• [The request]: Extract, without alteration, each line from the start of the listing to the line bearing "(0,0) rectangle (1089,625);".

• [Given material]:

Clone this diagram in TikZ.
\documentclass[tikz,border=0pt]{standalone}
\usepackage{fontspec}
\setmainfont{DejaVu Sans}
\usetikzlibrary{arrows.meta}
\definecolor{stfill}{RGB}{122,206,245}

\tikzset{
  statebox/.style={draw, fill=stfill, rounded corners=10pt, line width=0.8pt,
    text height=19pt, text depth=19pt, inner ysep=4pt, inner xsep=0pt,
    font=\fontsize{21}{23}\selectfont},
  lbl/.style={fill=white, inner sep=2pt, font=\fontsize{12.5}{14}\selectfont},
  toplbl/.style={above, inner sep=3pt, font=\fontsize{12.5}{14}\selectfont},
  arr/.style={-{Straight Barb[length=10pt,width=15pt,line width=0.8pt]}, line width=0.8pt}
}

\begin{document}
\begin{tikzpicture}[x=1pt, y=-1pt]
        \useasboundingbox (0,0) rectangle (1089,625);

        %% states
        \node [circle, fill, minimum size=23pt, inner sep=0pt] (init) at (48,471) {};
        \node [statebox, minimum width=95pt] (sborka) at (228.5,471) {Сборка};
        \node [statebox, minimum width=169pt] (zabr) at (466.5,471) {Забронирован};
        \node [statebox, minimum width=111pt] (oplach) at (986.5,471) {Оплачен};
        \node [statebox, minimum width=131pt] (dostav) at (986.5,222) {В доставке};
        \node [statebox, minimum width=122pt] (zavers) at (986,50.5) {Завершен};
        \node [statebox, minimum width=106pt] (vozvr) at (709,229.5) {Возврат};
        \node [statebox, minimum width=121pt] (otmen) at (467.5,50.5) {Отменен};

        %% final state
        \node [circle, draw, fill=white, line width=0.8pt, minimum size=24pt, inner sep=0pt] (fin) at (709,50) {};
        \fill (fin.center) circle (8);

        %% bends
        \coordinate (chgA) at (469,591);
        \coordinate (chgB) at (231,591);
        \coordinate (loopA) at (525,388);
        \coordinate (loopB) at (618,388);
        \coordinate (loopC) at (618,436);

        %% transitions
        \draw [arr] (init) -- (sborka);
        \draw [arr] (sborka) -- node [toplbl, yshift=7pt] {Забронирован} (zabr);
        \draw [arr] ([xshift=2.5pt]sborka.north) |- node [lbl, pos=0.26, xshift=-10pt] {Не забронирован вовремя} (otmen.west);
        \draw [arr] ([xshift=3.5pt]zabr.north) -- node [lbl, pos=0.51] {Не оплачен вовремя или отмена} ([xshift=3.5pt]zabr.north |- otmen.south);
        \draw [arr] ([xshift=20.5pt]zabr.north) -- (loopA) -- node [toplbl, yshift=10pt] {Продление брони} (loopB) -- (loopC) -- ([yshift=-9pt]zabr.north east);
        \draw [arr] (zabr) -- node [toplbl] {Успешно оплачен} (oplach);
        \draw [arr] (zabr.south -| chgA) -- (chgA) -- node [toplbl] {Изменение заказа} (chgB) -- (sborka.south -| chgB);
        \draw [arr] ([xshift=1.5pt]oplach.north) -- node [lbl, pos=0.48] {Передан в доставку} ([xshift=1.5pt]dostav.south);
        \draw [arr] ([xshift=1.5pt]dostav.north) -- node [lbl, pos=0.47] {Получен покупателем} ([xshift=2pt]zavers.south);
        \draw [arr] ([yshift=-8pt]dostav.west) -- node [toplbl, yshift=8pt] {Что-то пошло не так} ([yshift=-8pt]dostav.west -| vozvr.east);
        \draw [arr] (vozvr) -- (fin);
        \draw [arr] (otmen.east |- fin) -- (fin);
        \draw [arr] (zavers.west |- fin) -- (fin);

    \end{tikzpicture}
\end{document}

• [Problem solution]:
Clone this diagram in TikZ.
\documentclass[tikz,border=0pt]{standalone}
\usepackage{fontspec}
\setmainfont{DejaVu Sans}
\usetikzlibrary{arrows.meta}
\definecolor{stfill}{RGB}{122,206,245}

\tikzset{
  statebox/.style={draw, fill=stfill, rounded corners=10pt, line width=0.8pt,
    text height=19pt, text depth=19pt, inner ysep=4pt, inner xsep=0pt,
    font=\fontsize{21}{23}\selectfont},
  lbl/.style={fill=white, inner sep=2pt, font=\fontsize{12.5}{14}\selectfont},
  toplbl/.style={above, inner sep=3pt, font=\fontsize{12.5}{14}\selectfont},
  arr/.style={-{Straight Barb[length=10pt,width=15pt,line width=0.8pt]}, line width=0.8pt}
}

\begin{document}
\begin{tikzpicture}[x=1pt, y=-1pt]
        \useasboundingbox (0,0) rectangle (1089,625);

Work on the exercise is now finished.